A close companion to the Eva is a witch known as the Woman in Black (Anne Lambton), who in the film sits on her right side at the end. Both of them are clad all-black, wearing figure-hugging dresses with low-cut necklines, high-heeled shoes, gloved hands, and red lipstick. It is also known that every Grand High Witch works with a large number of Assistant Witches who live in her castle.
The great feat[]
In the book and the film, Luke and Helga by chance stumble on a gathering of all (more than 80) witches residing in England, held in a hotel there. It is ironically held under the guise of the the Royal Society for the Prevention of Cruelty to Children and attended by the terrifying Grand High Witch herself. The witches in the film are also shown to se sexually sadistic as they become visibly aroused when they hurt children. Especially the Grand High Witch, who outright experiences an orgasm when she seemingly fingers herself through her clothes in excitement at the thought of finally showing her greatest triumph: a magical potion that will turn little boys and girls into mice. She soon turns Luke into a mouse.

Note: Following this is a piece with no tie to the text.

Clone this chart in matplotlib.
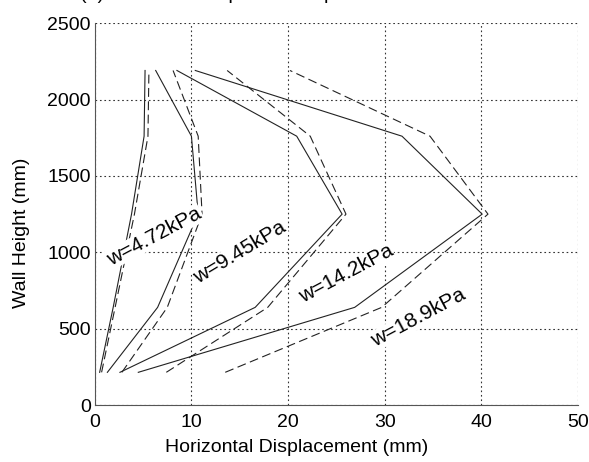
import matplotlib
matplotlib.use("Agg")
import matplotlib.pyplot as plt

plt.rcParams["font.family"] = ["Liberation Sans", "DejaVu Sans"]

# heights of the measuring points along the wall (mm)
heights = [215, 640, 1250, 1760, 2190]

# horizontal displacement (mm) per load, measured (solid) and predicted (dashed)
loads = ["w=4.72kPa", "w=9.45kPa", "w=14.2kPa", "w=18.9kPa"]
disp_solid = [
    [0.5, 1.9, 3.8, 5.1, 5.2],
    [1.3, 6.5, 10.7, 10.0, 6.3],
    [2.6, 16.6, 25.6, 20.9, 8.5],
    [4.5, 26.9, 40.1, 31.8, 10.4],
]
disp_dashed = [
    [0.7, 2.1, 4.1, 5.5, 5.6],
    [2.8, 7.5, 11.1, 10.7, 8.1],
    [7.4, 17.9, 26.0, 22.3, 13.7],
    [13.5, 29.7, 40.7, 34.7, 20.2],
]

# label placement (x, y, angle) for each load curve
label_pos = [(6.2, 1105, 28), (15.0, 1000, 31), (26.0, 857, 28), (33.5, 570, 28)]

fig = plt.figure(figsize=(5.89, 4.62), dpi=100)
ax = fig.add_axes([0.161, 0.123, 0.820, 0.827])

for xs, xd in zip(disp_solid, disp_dashed):
    ax.plot(xs, heights, color="#222222", lw=0.8)
    ax.plot(xd, heights, color="#222222", lw=0.8, dashes=(8, 4))

for text, (tx, ty, ang) in zip(loads, label_pos):
    ax.text(tx, ty, text, rotation=ang, fontsize=15, ha="center", va="center",
            rotation_mode="anchor", zorder=5,
            bbox=dict(facecolor="white", edgecolor="none", pad=0.5))

ax.set_xlim(0, 50)
ax.set_ylim(0, 2500)
ax.set_xticks([0, 10, 20, 30, 40, 50])
ax.set_yticks([0, 500, 1000, 1500, 2000, 2500])
ax.grid(True, color="#333333", linestyle=(0, (1.5, 2.5)), lw=0.8)
ax.set_axisbelow(True)
for s in ["top", "right"]:
    ax.spines[s].set_visible(False)
for s in ["left", "bottom"]:
    ax.spines[s].set_color("#555555")
ax.tick_params(direction="in", length=0, labelsize=14)
ax.tick_params(axis="x", pad=6)
ax.tick_params(axis="y", pad=3)

ax.set_xlabel("Horizontal Displacement (mm)", fontsize=14)
ax.set_ylabel("Wall Height (mm)", fontsize=14)
ax.xaxis.set_label_coords(0.418, -0.088)
ax.yaxis.set_label_coords(-0.135, 0.45)

fig.text(0.135, 1.003, "(a) Horizontal displacement profile", fontsize=14, va="baseline")

fig.savefig("out.png", dpi=100)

However, realizing this is an opportunity to eliminate "every witch in England in one swoop... and the Grand High Witch in the bargain," Luke devises a cunning plan. Using her own magic potion formula, which she had devised against the nation's children, they (in the film along with another boy named Bruno, also now a mouse) manage to turn all the witches present there into brown mice. The witch-mice keep their intelligence in their new forms, but are immediately "smashed and bashed and chopped up into little pieces" by the confused and panicked staff.

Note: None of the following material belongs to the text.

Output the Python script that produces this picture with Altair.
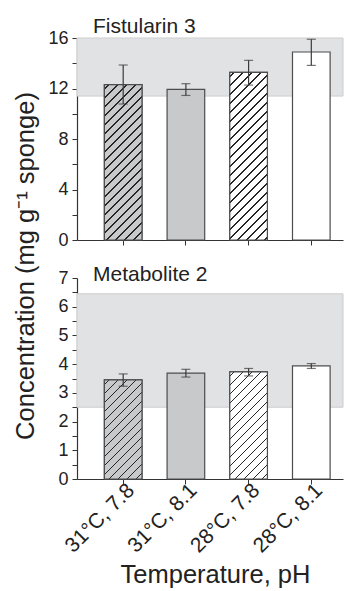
import math
import altair as alt
import pandas as pd

# ---------------- data ----------------
categories = ["31°C, 7.8", "31°C, 8.1", "28°C, 7.8", "28°C, 8.1"]
bar_fill = ["#c8c9cb", "#c8c9cb", "#ffffff", "#ffffff"]
hatched = [True, False, True, False]

fist_mean = [12.3, 11.93, 13.28, 14.89]
fist_lo = [10.77, 11.45, 12.27, 13.83]
fist_hi = [13.86, 12.38, 14.23, 15.9]
fist_band = [11.4, 16.0]
fist_ticks = [0, 2, 4, 6, 8, 10, 12, 14, 16]
fist_labels = [0, 4, 8, 12, 16]

met_mean = [3.45, 3.69, 3.73, 3.94]
met_lo = [3.23, 3.55, 3.59, 3.85]
met_hi = [3.66, 3.82, 3.85, 4.02]
met_band = [2.5, 6.45]
met_ticks = [0, 0.5, 1, 1.5, 2, 2.5, 3, 3.5, 4, 4.5, 5, 5.5, 6, 6.5, 7]
met_labels = [0, 1, 2, 3, 4, 5, 6, 7]

FONT = "Liberation Sans"
W = 266
PI, PO, ALIGN = 0.4, 0.321, 0.68
STROKE = "#4d4d4d"
AXC = "#333333"


def hatch_gradient(w, h, bg, fg="#262626", gap=9 / math.sqrt(2), lw=1.0):
    """45-degree stripe fill as a hard-stop linear gradient (bbox units)."""
    D = (w + h) / math.sqrt(2)
    k = (w + h) / (w * w + h * h)
    stops = [{"offset": 0, "color": bg}]
    c = gap / 2
    while c < D:
        a = max((c - lw / 2) / D, 0)
        b = min((c + lw / 2) / D, 1)
        stops += [
            {"offset": a, "color": bg},
            {"offset": a, "color": fg},
            {"offset": b, "color": fg},
            {"offset": b, "color": bg},
        ]
        c += gap
    stops.append({"offset": 1, "color": bg})
    return {"gradient": "linear", "x1": 0, "y1": 0, "x2": k * w, "y2": k * h, "stops": stops}


def panel(mean, lo, hi, band, ymax, ticks, labels, height, title, bottom,
          title_offset, ytitle):
    df = pd.DataFrame({"cat": categories, "mean": mean, "lo": lo, "hi": hi,
                       "fillc": bar_fill})
    bdf = pd.DataFrame({"b0": [band[0]], "b1": [band[1]]})

    xscale = alt.Scale(domain=categories, paddingInner=PI, paddingOuter=PO, align=ALIGN)
    yscale = alt.Scale(domain=[0, ymax], nice=False, zero=True)

    label_expr = ("indexof([" + ",".join(str(v) for v in labels) +
                  "], datum.value) >= 0 ? format(datum.value, 'd') : ''")

    if bottom:
        xaxis = alt.Axis(labelAngle=315, labelAlign="right", labelBaseline="middle",
                         labelFontSize=21, labelColor="#222", labelPadding=3,
                         labelOffset=8, labelOverlap=False,
                         tickSize=5, tickColor=AXC, domainColor=AXC, domainWidth=1.2,
                         title="Temperature, pH", titleFontSize=25.5,
                         titleFontWeight="normal", titleColor="#222", titlePadding=6,
                         titleX=138, labelFont=FONT, titleFont=FONT)
    else:
        xaxis = alt.Axis(labels=False, tickSize=5, tickColor=AXC, domainColor=AXC,
                         domainWidth=1.2, title=None)

    yaxis_kwargs = dict(values=ticks, labelExpr=label_expr, tickSize=5,
                        tickColor=AXC, domainColor=AXC, domainWidth=1.2,
                        labelFontSize=18, labelColor="#222", labelPadding=4,
                        labelOverlap=False, grid=False, labelFont=FONT)
    if ytitle:
        yaxis = alt.Axis(title="Concentration (mg g⁻¹ sponge)", titleFontSize=25.5,
                         titleFontWeight="normal", titleColor="#222", titlePadding=9,
                         titleY=227.5, titleFont=FONT, **yaxis_kwargs)
    else:
        yaxis = alt.Axis(title=None, **yaxis_kwargs)

    def X():
        return alt.X("cat:N", scale=xscale, sort=categories, axis=xaxis)

    def Y(field):
        return alt.Y(field, scale=yscale, axis=yaxis)

    base = alt.Chart(df)

    band_layer = alt.Chart(bdf).mark_rect(color="#e1e2e4", stroke="#cdcdcf",
                                          strokeWidth=1).encode(
        y=Y("b0:Q"),
        y2="b1:Q",
    )

    bars = base.mark_bar(stroke=STROKE, strokeWidth=1.2).encode(
        x=X(),
        y=Y("mean:Q"),
        fill=alt.Fill("fillc:N", scale=None),
    )

    layers = [band_layer, bars]
    bw = W / (4 - PI + 2 * PO) * (1 - PI)
    for c, m, f, hz in zip(categories, mean, bar_fill, hatched):
        if not hz:
            continue
        hpx = m / ymax * height
        g = hatch_gradient(bw, hpx, f)
        layers.append(
            base.transform_filter(alt.datum.cat == c)
            .mark_bar(fill=g, stroke=STROKE, strokeWidth=1.2)
            .encode(x=X(), y=Y("mean:Q"))
        )

    err = base.mark_rule(color="#3a3a3a", strokeWidth=1.2).encode(
        x=X(), y=Y("lo:Q"), y2="hi:Q",
    )
    cap_lo = base.mark_tick(color="#3a3a3a", size=9, thickness=1.2).encode(
        x=X(), y=Y("lo:Q"),
    )
    cap_hi = base.mark_tick(color="#3a3a3a", size=9, thickness=1.2).encode(
        x=X(), y=Y("hi:Q"),
    )
    layers += [err, cap_lo, cap_hi]

    return alt.layer(*layers).properties(
        width=W, height=height,
        title=alt.TitleParams(text=title, anchor="start", frame="group",
                              fontSize=21, fontWeight="normal", color="#222",
                              font=FONT, offset=title_offset, dx=16),
    )


top = panel(fist_mean, fist_lo, fist_hi, fist_band, 16, fist_ticks, fist_labels,
            202, "Fistularin 3", False, -7.5, True)
bot = panel(met_mean, met_lo, met_hi, met_band, 7, met_ticks, met_labels,
            201, "Metabolite 2", True, -16, False)

chart = alt.vconcat(top, bot, spacing=38, bounds="flush").properties(
    padding={"left": 5, "top": 7, "right": 0, "bottom": 5}
).configure(font=FONT).configure_axis(labelOverlap=False).configure_view(strokeWidth=0)

chart.save("out.html", embed_options={"renderer": "svg", "actions": False})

Waiters were attacking the mice with chairs and wine-bottles and anything else that came to hand. I saw a chef in a tall white hat rushing out from the kitchen brandishing a frying-pan, and another one just behind him was wielding a carving-knife above his head, and everyone was yelling, "Mice! Mice! Mice! We must get rid of the mice!" Only the children in the room were really enjoying it. They all seemed to know instinctively that something good was going on right there in front of them, and they were clapping and cheering and laughing like mad.
The epilogue[]
At the end of the story, although Helga's powerful nemesis the Grand High Witch is now dead, and the witches of England have been wiped out so the local children are no longer in danger, the heroes decide they still have work to do. There are still many more children around the world to save, and many more witches to kill. Armed with some of the Grand High Witch's magic and her contact informations, they are now ready to finally rid the entire world of the plague of witches for good.

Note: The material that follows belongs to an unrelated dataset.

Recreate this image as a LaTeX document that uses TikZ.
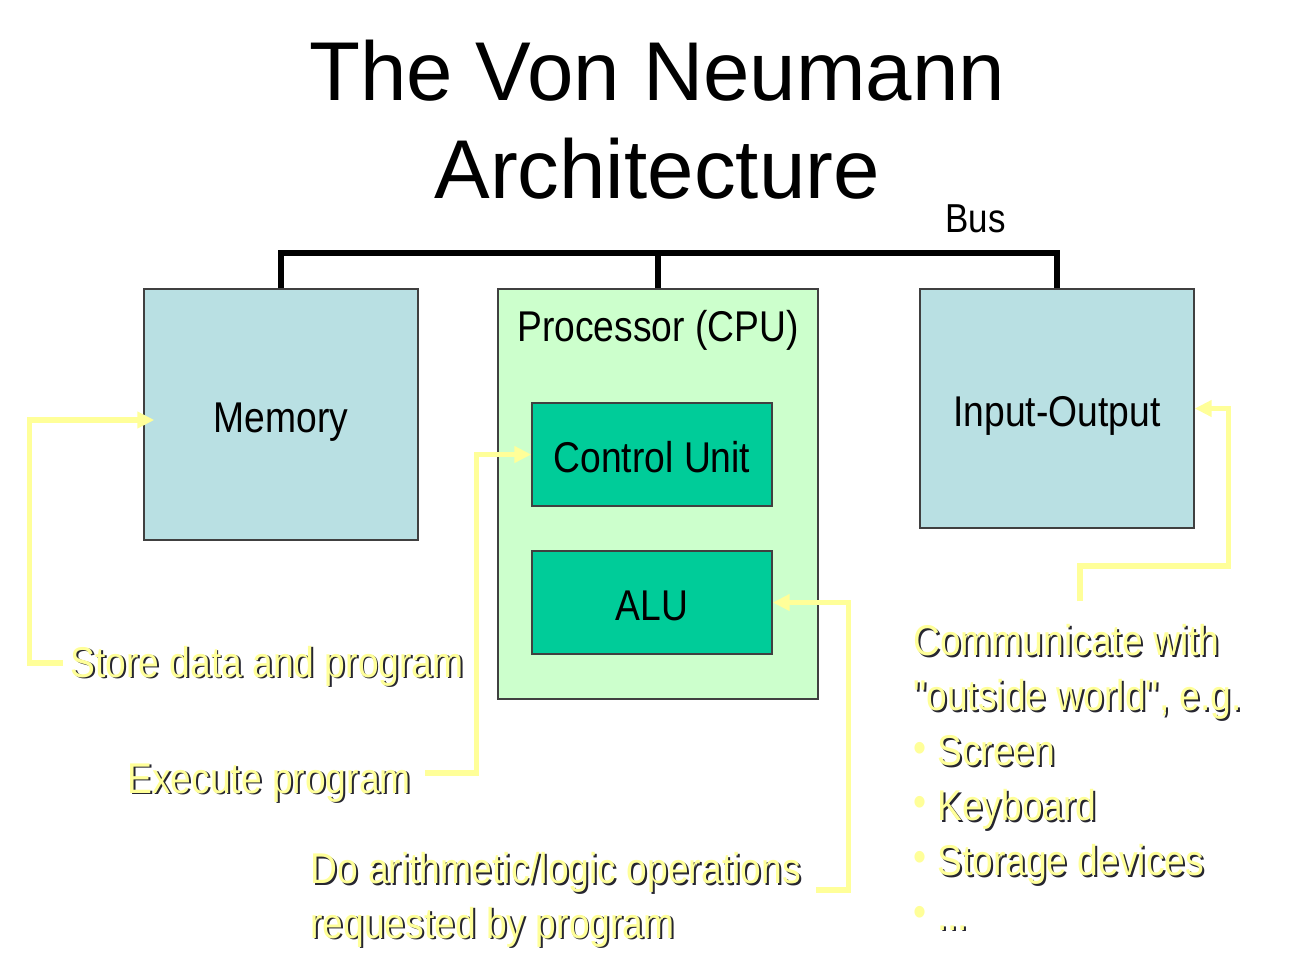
\documentclass[tikz,border=0pt]{standalone}
\usepackage{fontspec}
\setmainfont{Liberation Sans}
\newfontfamily\narrow[FakeStretch=0.865]{Liberation Sans}
\usepackage{xcolor}
\usepackage{tikz}
\usetikzlibrary{arrows.meta,calc}
\definecolor{memblue}{HTML}{B9E0E3}
\definecolor{cpugreen}{HTML}{CCFFCC}
\definecolor{unitgreen}{HTML}{00CC99}
\definecolor{noteyel}{HTML}{FFFF99}
\definecolor{shadowc}{HTML}{262630}
\definecolor{edgegray}{HTML}{404040}
\tikzset{
  ttl/.style={align=center,inner sep=0pt,font=\fontsize{47.5}{55.6}\selectfont},
  box/.style={draw=edgegray,line width=0.8pt,inner sep=0pt,text height=20.3pt,text depth=0pt,font=\narrow\fontsize{24.5}{29}\selectfont},
  lbl/.style={inner sep=0pt,font=\narrow\fontsize{24.5}{29}\selectfont},
  bus/.style={line width=3.6pt},
  feed/.style={draw=noteyel,line width=2.9pt,-{Triangle[length=9.6pt,width=9pt]}},
  note/.style={text=noteyel,inner sep=0pt,align=left,font=\narrow\fontsize{24.5}{31.2}\selectfont}
}
\newcommand{\shd}[1]{\rlap{\kern1.1pt\raisebox{-1.1pt}{\color{shadowc}#1}}#1}
\newcommand{\blt}[1]{\makebox[13.6pt][l]{\raisebox{2pt}{•}}\shd{#1}}

\begin{document}
\begin{tikzpicture}[x=0.02cm,y=-0.02cm]
\path[use as bounding box,fill=white] (0,0) rectangle (1289,975);
\node[ttl,anchor=base] (title) at (657,198) {The Von Neumann\\Architecture};
\node[box,fill=memblue,minimum width=5.48cm,minimum height=5.02cm] (mem) at (281,414.5) {Memory};
\node[box,fill=cpugreen,minimum width=6.4cm,minimum height=8.2cm] (proc) at (658,494) {};
\node[lbl,anchor=base] (cpu) at ($(proc.north)+(0,53)$) {Processor (CPU)};
\node[box,fill=unitgreen,minimum width=4.8cm,minimum height=2.06cm] (cu) at (652,454.5) {Control Unit};
\node[box,fill=unitgreen,minimum width=4.8cm,minimum height=2.06cm] (alu) at (652,602.5) {ALU};
\node[box,fill=memblue,minimum width=5.48cm,minimum height=4.78cm] (io) at (1057,408.5) {Input-Output};
\node[lbl,anchor=base west,font=\narrow\fontsize{23}{27}\selectfont] (buslbl) at (945,232) {Bus};
\draw[bus] (mem.north) -- ++(0,-35) -| (io.north);
\draw[bus] (proc.north) -- ++(0,-35);

\node[note,anchor=base west] (store) at (70,677) {\shd{Store data and program}};
\node[note,anchor=base west] (exec) at (127,793) {\shd{Execute program}};
\node[note,anchor=base west] (arith) at (310,938) {\shd{Do arithmetic/logic operations}\\\shd{requested by program}};
\node[note,anchor=base west] (comm) at (913,930) {\shd{Communicate with}\\\shd{"outside world", e.g.}\\\blt{Screen}\\\blt{Keyboard}\\\blt{Storage devices}\\\blt{...}};

\draw[feed] ($(store.base west)+(-7,-14)$) -| ($(mem.west)+(-114,5.5)$) -- ($(mem.west)+(11,5.5)$);
\draw[feed] ($(exec.base east)+(14,-20)$) -| ($(cu.west)+(-55,0)$) -- (cu.west);
\draw[feed] ($(arith.base east)+(15,-48)$) -| ($(alu.east)+(76,0)$) -- (alu.east);
\draw[feed] ($(comm.base west)+(167,-329)$) |- ($(io.east)+(34,157.5)$) |- (io.east);
\end{tikzpicture}
\end{document}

In the film, their adventures are to start in America. In the book, they first plan is to go to a castle in Norway to kill off the next Grand High Witch and her many retainers, whom they plan to also turn into mice and then have cats eat them. The grandmother's plan after clearing and taking over the Grand High Witch's Castle with a magical money-printing machine for themselves, and then begin systematically taking down the unsuspecting foreign witches until the world is free of their threat forever. They talk eagerly about how they will go about destroying witches in every country and how much fun it will be:
Then we shall go through the records and get the names and addresses of all the witches in the whole wide world! After that, my darling, the greatest task of all will begin for you and me! We shall pack our bags and go travelling all over the world! In every country we visit, we shall seek out the houses where the witches are living! We shall find each house, one by one, and having found it, you will creep inside and leave your little drops of deadly Mouse-Maker in the bread, or the cornflakes, or the rice-pudding or whatever food you see lying about. It will be a triumph, my darling! A colossal unbeatable triumph. We shall do it entirely by ourselves, just you and me!